ただ30年後の益回りは大違いです。中立ケースの43%を大きく上回る73%という結果になりました。長期的に増益増配できる商品を選ぶことが、将来の投資リターンに大きな影響を与えることがよくわかります。

「PERが18倍の銘柄Aより17倍の銘柄Bの方がお得かな~」、「配当利回り2.3%の銘柄Aより、3.5%の銘柄Bの方がお得かな~」などと、そんな買い値で悩むよりも「銘柄Aと銘柄Bとで、どちらの方が長期的な増益率が高くなるのか」を真剣に考えた方が長期投資ではよほど有益だということです。

銘柄選びが難しいと思えば、S&P500を買っておけばいいと思います。
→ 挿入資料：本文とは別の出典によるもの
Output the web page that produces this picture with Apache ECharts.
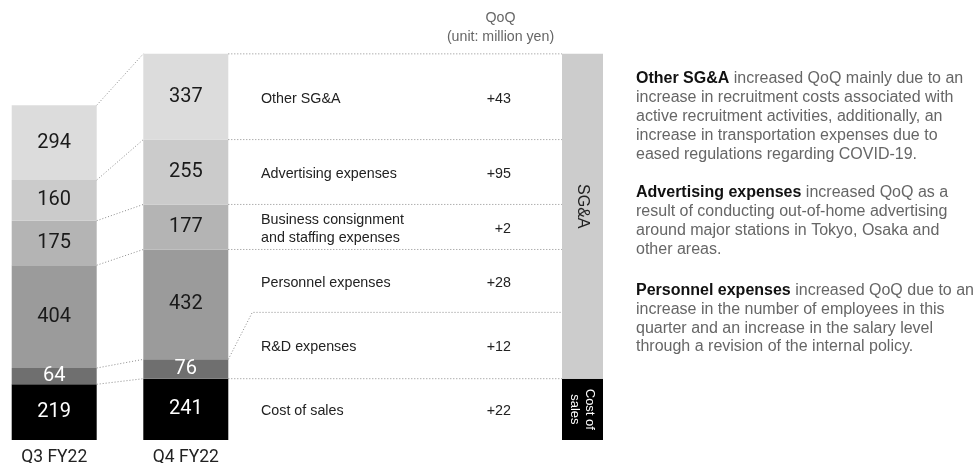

楽観ケースは無理でも、中立ケースくらいは期待できそうじゃないですか。S&P500に投資しておけば10年ちょっとで投資額を回収でき、そこから先はウハウハボーナス期間になります。30年後の(期待)益回りは43%。ちなみに50年目のそれは165%です。

 

こういう妄想?をしていると、S&P500に長期投資したらほぼ大儲け確定だなと思ってきます。だって、30年あれば、益回り40%とか70%とかそんなレベルになるのですから。

ただそれは簡単なことじゃないです。じっとETFや投資信託をホールドし続けるのは、誰でもできることではありません。途中でお金が必要になることもあるでしょうし、暴落にビビって売ってしまうこともあるかもしれません。

並外れた結果を出すために、並外れたことをする必要はない。

ウォーレン・バフェット


バフェットはこんなことを言ってますが、バフェット流の長期投資を続けることは「並外れたこと」だと思うわけです。優良企業の株を何十年も保有し続けるって(途中ブラックマンデーやらリーマンショックとかあったのに)、「並外れたこと」だと思います。

S&P500ETFを30年保有し続けることも「並外れた」ことです。常人じゃ無理です。

でもやる価値はあります。相応のリターンで報われます。上のグラフで示した通りです。